▶ **Set task**
Look through the entries below and report how many lines hold the string "this". Only the number is wanted.

▶ **Data supplied**
--- Begin ---
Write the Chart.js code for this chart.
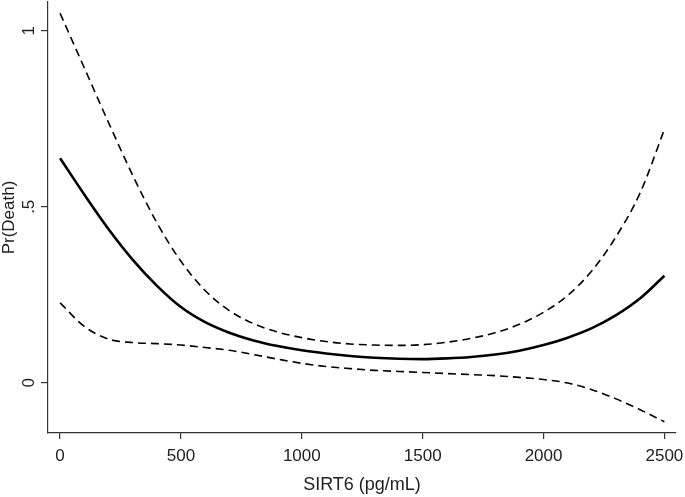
--- End ---
--- Begin ---
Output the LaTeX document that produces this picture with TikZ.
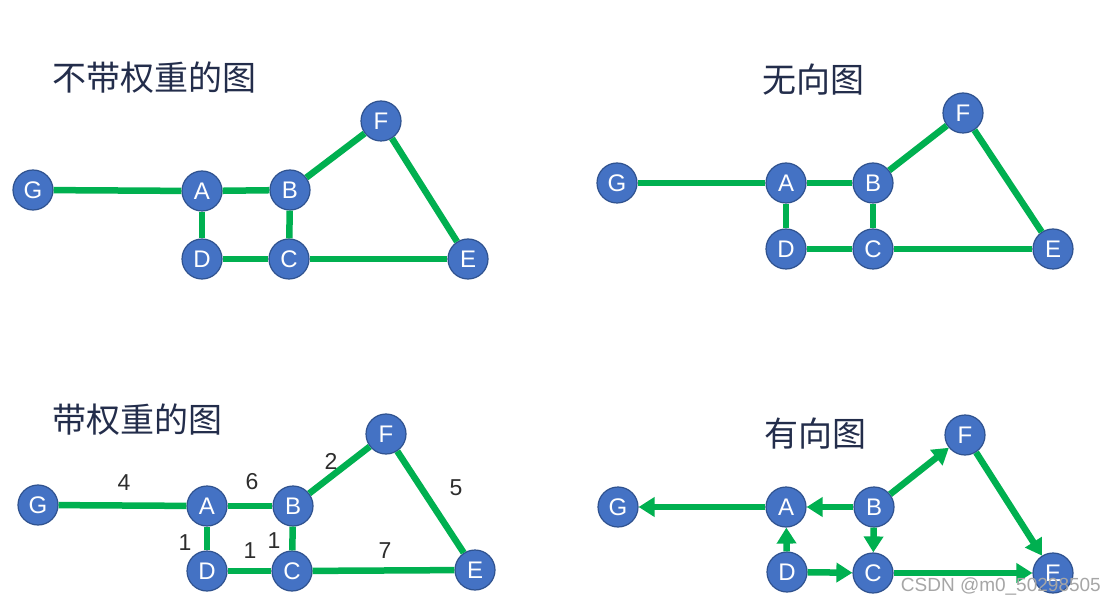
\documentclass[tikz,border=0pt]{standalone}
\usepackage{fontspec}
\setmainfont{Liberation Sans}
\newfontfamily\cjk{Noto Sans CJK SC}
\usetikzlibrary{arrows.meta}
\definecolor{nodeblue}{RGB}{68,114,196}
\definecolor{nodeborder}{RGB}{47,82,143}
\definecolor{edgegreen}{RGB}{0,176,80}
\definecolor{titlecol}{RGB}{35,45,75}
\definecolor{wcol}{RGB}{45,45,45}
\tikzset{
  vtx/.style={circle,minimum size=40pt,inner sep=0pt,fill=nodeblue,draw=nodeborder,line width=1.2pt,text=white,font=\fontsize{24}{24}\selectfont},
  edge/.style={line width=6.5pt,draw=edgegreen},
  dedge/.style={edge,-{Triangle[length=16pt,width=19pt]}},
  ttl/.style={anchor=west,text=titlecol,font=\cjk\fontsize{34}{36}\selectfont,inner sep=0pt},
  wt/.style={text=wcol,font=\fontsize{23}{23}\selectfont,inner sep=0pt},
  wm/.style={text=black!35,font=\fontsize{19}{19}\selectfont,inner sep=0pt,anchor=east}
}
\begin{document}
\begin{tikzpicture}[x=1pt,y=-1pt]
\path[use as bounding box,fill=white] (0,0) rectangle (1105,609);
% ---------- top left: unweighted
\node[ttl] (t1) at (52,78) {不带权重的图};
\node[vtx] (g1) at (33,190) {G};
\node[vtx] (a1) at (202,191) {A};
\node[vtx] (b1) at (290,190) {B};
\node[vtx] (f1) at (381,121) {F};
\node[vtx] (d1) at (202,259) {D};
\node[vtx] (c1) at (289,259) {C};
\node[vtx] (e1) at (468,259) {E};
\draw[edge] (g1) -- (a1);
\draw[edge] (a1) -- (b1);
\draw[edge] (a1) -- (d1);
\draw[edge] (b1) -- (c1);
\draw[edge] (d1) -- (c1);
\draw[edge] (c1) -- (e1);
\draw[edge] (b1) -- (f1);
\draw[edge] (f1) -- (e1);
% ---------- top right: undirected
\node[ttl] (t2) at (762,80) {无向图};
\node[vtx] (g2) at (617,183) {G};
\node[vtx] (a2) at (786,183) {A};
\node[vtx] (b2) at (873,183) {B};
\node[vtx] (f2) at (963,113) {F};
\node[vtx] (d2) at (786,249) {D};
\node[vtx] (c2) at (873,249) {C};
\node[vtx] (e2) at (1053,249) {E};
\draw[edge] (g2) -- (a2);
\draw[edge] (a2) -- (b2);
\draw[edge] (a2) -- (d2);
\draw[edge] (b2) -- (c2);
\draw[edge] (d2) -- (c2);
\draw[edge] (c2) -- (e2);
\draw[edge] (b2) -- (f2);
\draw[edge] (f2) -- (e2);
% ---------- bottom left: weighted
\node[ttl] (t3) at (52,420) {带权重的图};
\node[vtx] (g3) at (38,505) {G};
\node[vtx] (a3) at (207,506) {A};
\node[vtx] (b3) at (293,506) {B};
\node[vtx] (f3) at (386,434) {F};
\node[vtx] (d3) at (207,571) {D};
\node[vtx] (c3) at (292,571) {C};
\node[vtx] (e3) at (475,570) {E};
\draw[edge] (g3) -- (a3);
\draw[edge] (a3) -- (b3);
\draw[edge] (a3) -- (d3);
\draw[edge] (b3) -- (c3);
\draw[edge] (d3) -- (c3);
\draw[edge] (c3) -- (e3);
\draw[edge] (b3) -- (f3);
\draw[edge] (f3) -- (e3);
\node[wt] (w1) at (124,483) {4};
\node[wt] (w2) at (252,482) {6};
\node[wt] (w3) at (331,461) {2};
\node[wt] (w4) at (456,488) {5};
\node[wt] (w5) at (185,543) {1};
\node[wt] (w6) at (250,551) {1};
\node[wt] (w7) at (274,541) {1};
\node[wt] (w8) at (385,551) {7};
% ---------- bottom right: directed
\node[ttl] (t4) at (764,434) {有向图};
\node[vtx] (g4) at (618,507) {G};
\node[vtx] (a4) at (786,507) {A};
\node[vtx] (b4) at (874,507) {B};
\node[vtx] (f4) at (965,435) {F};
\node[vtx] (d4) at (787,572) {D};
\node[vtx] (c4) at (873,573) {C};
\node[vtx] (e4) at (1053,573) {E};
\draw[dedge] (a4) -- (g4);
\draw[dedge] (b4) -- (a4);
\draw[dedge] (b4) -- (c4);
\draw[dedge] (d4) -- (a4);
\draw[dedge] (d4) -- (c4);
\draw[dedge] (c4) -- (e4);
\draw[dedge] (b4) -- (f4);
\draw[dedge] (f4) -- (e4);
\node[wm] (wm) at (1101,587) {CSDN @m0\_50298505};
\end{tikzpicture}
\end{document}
--- End ---
▶ **Task output**
2